> [WRITTEN REQUEST]
The lines to extract run from the first line of the entries through the line that contains "(s_4) at (215,17)"; reproduce exactly those lines and no others.

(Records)
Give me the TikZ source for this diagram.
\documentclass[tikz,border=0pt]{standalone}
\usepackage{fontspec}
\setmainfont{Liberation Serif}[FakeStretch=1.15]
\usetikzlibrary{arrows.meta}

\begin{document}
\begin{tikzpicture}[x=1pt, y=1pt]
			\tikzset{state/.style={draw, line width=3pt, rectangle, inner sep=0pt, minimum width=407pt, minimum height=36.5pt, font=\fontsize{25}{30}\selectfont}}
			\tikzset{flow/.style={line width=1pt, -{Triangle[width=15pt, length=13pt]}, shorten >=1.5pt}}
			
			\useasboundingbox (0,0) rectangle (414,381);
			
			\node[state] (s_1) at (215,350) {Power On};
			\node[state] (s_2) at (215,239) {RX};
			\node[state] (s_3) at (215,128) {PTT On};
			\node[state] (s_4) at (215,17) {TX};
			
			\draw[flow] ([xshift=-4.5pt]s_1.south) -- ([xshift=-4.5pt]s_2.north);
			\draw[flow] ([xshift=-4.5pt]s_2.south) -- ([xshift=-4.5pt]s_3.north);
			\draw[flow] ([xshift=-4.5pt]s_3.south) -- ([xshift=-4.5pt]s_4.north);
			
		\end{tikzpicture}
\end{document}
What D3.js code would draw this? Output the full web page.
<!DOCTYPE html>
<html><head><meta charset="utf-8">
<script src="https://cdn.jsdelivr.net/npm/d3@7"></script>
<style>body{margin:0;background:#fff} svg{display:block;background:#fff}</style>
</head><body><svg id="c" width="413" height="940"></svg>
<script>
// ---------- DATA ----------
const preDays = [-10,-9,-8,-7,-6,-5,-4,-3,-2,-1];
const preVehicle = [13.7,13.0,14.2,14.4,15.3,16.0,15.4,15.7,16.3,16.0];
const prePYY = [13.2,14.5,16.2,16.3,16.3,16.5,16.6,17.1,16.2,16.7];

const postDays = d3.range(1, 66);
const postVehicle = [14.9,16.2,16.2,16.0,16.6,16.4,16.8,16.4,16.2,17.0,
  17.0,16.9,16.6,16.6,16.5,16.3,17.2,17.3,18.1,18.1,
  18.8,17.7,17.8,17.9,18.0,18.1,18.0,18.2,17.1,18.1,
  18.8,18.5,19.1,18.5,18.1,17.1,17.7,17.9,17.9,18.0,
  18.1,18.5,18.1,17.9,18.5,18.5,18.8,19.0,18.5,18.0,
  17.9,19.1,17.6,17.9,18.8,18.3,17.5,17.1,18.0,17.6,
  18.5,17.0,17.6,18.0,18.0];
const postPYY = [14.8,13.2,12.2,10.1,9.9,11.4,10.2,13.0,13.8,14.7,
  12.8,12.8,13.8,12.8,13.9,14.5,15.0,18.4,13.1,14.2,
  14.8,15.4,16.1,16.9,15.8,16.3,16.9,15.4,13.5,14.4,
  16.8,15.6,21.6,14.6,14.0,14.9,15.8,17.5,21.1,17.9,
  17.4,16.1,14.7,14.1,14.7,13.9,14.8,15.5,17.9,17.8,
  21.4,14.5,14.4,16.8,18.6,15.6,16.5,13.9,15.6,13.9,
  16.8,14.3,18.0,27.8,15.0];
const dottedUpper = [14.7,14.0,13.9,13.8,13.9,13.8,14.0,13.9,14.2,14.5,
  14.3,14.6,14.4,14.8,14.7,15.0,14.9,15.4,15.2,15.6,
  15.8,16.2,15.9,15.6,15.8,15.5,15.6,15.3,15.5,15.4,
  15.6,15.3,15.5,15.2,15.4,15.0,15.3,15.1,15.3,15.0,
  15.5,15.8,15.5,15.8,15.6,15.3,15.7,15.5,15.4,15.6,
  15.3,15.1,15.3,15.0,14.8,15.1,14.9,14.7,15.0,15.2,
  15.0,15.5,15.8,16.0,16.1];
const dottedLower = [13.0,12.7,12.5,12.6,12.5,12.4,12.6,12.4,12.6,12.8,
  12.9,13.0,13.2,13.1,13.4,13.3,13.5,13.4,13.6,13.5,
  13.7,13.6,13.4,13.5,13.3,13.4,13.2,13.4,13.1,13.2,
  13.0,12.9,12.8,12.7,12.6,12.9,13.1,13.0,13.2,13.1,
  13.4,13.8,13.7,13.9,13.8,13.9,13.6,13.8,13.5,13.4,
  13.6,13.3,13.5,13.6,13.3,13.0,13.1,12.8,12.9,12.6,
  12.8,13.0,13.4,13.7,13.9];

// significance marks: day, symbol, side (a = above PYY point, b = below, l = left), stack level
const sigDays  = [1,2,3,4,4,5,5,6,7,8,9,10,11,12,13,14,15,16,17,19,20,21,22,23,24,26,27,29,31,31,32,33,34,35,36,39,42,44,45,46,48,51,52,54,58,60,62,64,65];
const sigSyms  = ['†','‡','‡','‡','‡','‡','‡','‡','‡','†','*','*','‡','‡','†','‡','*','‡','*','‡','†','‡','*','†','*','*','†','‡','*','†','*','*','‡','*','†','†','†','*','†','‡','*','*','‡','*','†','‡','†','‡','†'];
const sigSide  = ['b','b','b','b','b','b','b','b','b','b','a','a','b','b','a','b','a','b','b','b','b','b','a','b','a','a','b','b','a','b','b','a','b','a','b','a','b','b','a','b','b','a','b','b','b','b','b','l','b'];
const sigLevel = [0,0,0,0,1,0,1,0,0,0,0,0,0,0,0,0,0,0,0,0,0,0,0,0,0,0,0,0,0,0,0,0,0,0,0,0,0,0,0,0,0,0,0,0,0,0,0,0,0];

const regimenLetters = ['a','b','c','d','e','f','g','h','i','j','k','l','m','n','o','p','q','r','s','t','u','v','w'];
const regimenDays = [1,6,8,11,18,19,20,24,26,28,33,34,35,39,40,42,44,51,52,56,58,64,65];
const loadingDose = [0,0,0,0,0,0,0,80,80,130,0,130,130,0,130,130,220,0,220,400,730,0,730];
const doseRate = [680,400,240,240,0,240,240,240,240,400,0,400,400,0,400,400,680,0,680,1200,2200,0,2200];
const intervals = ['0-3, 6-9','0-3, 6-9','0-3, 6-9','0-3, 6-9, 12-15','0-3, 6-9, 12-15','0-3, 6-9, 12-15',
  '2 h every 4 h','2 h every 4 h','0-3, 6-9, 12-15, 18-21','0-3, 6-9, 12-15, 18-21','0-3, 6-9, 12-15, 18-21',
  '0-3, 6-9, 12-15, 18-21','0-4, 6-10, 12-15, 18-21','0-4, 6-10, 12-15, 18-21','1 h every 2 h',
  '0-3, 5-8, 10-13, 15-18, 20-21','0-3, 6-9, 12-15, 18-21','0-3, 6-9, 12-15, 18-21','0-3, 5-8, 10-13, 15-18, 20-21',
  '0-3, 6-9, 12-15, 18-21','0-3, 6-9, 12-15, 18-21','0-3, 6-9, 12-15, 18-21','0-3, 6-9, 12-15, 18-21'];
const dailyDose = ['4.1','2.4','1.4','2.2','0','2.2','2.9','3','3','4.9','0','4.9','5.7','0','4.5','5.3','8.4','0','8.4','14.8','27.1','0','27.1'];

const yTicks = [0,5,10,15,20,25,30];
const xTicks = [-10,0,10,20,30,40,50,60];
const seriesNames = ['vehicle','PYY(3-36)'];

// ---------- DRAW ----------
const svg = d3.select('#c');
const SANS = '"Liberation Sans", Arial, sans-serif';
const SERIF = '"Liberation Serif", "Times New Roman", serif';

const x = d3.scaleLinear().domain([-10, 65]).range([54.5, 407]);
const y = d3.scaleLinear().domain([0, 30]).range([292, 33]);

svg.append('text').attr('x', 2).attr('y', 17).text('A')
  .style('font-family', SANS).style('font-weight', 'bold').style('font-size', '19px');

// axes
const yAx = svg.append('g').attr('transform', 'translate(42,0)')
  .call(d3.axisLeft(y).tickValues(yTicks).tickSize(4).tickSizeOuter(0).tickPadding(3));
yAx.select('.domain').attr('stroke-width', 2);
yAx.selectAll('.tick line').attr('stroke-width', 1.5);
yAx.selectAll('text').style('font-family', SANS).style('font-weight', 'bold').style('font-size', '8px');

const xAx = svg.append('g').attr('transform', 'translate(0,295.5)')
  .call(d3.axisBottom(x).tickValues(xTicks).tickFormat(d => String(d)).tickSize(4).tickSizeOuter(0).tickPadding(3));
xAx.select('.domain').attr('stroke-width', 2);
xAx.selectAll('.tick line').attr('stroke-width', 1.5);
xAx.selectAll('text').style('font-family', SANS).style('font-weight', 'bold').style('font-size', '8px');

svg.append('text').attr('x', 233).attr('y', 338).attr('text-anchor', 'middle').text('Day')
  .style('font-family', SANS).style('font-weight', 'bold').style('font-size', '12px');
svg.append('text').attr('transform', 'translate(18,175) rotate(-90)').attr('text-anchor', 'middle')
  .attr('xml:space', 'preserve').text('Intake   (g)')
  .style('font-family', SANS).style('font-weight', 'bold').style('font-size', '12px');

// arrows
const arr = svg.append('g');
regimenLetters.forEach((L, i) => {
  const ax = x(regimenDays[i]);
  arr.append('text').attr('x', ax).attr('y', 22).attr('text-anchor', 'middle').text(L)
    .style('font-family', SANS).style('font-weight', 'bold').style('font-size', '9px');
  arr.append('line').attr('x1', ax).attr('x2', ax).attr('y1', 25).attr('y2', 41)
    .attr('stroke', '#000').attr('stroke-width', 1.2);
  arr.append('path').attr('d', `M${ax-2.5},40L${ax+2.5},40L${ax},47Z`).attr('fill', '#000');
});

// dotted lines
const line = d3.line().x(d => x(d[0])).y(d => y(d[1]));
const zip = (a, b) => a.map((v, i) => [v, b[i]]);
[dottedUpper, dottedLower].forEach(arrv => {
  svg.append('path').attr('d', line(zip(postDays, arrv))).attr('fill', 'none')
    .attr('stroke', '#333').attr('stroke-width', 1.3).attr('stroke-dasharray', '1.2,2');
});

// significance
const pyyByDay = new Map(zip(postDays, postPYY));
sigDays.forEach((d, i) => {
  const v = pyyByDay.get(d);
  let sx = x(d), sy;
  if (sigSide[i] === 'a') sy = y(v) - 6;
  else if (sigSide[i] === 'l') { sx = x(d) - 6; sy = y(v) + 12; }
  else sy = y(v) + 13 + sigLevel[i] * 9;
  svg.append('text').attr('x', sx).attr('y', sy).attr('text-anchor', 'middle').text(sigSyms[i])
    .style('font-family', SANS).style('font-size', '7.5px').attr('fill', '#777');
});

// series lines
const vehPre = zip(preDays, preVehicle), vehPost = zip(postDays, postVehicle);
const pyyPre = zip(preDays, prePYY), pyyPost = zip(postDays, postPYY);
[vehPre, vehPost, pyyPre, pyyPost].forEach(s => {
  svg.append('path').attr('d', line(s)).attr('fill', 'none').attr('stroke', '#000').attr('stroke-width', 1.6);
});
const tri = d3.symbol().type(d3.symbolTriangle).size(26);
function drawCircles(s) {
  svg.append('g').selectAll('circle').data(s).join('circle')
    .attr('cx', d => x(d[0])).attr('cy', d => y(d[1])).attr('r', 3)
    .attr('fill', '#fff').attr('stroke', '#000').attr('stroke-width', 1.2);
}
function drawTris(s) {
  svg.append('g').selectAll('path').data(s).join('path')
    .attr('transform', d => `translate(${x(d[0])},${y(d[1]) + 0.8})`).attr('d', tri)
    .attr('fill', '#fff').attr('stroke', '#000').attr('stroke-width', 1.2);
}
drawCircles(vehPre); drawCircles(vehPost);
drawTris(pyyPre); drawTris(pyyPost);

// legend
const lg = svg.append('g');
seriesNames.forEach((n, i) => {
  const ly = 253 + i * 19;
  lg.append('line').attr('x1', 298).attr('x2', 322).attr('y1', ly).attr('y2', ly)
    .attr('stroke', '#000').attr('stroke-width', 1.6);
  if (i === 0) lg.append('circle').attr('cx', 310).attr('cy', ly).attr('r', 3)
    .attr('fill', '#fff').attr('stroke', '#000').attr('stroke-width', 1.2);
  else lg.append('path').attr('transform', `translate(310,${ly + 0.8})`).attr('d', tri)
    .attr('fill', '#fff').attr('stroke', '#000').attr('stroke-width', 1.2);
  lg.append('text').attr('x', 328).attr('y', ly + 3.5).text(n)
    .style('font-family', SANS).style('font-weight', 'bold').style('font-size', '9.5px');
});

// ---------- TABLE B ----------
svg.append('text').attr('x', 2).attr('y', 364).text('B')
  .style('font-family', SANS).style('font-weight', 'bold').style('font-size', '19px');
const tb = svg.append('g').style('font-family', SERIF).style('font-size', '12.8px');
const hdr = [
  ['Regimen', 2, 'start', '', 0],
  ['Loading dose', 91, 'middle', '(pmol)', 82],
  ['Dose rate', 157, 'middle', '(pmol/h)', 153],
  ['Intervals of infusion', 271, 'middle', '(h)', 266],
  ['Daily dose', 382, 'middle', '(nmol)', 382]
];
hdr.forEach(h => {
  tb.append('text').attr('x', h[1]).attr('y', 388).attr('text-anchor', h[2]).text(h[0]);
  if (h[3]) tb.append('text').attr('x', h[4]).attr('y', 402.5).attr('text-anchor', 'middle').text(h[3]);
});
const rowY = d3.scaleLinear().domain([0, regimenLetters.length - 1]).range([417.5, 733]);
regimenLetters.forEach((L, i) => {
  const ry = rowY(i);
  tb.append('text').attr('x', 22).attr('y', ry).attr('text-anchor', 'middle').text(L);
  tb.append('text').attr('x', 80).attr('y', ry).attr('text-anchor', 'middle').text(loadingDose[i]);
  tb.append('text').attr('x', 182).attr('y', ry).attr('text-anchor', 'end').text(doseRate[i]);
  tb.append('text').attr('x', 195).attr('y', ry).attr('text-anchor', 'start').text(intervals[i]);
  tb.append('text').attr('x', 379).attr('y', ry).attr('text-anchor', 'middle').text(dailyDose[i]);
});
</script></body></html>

> [SOLUTION TO THIS PROBLEM]
Give me the TikZ source for this diagram.
\documentclass[tikz,border=0pt]{standalone}
\usepackage{fontspec}
\setmainfont{Liberation Serif}[FakeStretch=1.15]
\usetikzlibrary{arrows.meta}

\begin{document}
\begin{tikzpicture}[x=1pt, y=1pt]
			\tikzset{state/.style={draw, line width=3pt, rectangle, inner sep=0pt, minimum width=407pt, minimum height=36.5pt, font=\fontsize{25}{30}\selectfont}}
			\tikzset{flow/.style={line width=1pt, -{Triangle[width=15pt, length=13pt]}, shorten >=1.5pt}}
			
			\useasboundingbox (0,0) rectangle (414,381);
			
			\node[state] (s_1) at (215,350) {Power On};
			\node[state] (s_2) at (215,239) {RX};
			\node[state] (s_3) at (215,128) {PTT On};
			\node[state] (s_4) at (215,17) {TX};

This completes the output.